Integration of UWB Radar on Mobile Robots for Continuous Obstacle and Environment Mapping

TL;DR

This paper demonstrates a UWB radar-based obstacle detection and environmental mapping method for mobile robots that functions effectively in poor visibility conditions without relying on visual sensors or fixed anchors.

Contribution

It introduces a novel processing pipeline for UWB radar data that enhances obstacle detection and mapping in unknown environments without fixed anchor nodes.

Findings

Achieves 73.42% precision and 83.38% recall in low-reflectivity scenarios

Reduces noise and multipath effects in UWB radar data

Effective obstacle detection across various materials

Abstract

This paper presents an infrastructure-free approach for obstacle detection and environmental mapping using ultra-wideband (UWB) radar mounted on a mobile robotic platform. Traditional sensing modalities such as visual cameras and Light Detection and Ranging (LiDAR) fail in environments with poor visibility due to darkness, smoke, or reflective surfaces. In these vision-impaired conditions, UWB radar offers a promising alternative. To this end, this work explores the suitability of robot-mounted UWB radar for environmental mapping in anchor-free, unknown scenarios. The study investigates how different materials (metal, concrete and plywood) and UWB radio channels (5 and 9) influence the Channel Impulse Response (CIR). Furthermore, a processing pipeline is proposed to achieve reliable mapping of detected obstacles, consisting of 3 steps: 1) target identification (based on CIR peak detection); 2) filtering (based on peak properties, signal-to-noise score, and phase-difference of arrival); and 3) clustering (based on distance estimation and angle-of-arrival estimation).
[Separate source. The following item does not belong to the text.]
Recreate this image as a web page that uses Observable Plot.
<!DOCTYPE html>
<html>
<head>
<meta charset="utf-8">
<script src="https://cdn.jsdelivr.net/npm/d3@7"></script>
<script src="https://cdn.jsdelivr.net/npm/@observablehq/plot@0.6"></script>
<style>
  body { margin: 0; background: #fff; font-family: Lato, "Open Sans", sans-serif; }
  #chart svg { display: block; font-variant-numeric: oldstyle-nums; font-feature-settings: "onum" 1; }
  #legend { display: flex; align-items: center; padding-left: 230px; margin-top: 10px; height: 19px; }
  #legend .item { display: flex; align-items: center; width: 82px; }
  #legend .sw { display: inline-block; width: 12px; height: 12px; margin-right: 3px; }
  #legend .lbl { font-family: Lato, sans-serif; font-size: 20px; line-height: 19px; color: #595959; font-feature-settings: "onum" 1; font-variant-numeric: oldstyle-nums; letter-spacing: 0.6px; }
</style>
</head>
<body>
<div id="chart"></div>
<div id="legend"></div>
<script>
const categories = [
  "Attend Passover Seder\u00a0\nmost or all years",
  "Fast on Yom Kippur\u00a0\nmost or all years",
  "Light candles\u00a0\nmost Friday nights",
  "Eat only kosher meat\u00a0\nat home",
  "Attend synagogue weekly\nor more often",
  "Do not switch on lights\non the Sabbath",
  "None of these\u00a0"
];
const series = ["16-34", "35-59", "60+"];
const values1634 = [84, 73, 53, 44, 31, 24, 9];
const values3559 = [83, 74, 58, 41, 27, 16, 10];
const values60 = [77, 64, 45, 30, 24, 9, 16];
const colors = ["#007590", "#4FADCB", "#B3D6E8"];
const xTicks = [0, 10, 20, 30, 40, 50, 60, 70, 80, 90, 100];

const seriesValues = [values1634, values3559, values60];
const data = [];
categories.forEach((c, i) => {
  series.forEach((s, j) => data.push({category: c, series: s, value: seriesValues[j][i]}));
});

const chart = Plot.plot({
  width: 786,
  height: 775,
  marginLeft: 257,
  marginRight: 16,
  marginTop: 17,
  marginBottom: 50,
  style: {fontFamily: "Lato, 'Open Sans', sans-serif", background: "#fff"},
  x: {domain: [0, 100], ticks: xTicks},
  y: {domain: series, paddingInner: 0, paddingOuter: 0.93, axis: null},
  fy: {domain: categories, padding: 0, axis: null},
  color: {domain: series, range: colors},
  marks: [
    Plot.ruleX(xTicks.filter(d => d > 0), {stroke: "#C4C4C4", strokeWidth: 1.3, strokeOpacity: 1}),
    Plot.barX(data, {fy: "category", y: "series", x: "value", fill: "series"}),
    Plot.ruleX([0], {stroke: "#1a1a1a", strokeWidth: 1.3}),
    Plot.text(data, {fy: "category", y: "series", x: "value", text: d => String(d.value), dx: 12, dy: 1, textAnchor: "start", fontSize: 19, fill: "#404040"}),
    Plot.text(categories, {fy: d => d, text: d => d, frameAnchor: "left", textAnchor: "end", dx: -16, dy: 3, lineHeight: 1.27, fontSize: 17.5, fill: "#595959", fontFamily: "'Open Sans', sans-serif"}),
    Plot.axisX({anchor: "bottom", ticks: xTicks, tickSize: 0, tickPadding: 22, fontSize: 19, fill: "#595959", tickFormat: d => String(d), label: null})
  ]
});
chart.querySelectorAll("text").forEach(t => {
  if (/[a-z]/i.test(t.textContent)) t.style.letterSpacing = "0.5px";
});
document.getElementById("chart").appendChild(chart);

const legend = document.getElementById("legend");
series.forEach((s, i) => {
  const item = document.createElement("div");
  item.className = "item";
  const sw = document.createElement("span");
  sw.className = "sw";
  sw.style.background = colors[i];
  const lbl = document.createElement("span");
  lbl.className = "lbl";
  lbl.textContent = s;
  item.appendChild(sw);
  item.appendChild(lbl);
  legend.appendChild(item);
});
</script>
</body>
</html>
The proposed approach successfully reduces noise and multipath effects, achieving high obstacle detection performance across a range of materials. Even in challenging low-reflectivity scenarios such as concrete, the method achieves a precision of 73.42% and a recall of 83.38% on channel 9. This work offers a foundation for further development of UWB-based localisation and mapping (SLAM) systems that do not rely on visual features and, unlike conventional UWB localisation systems, do not require fixed anchor nodes for triangulation.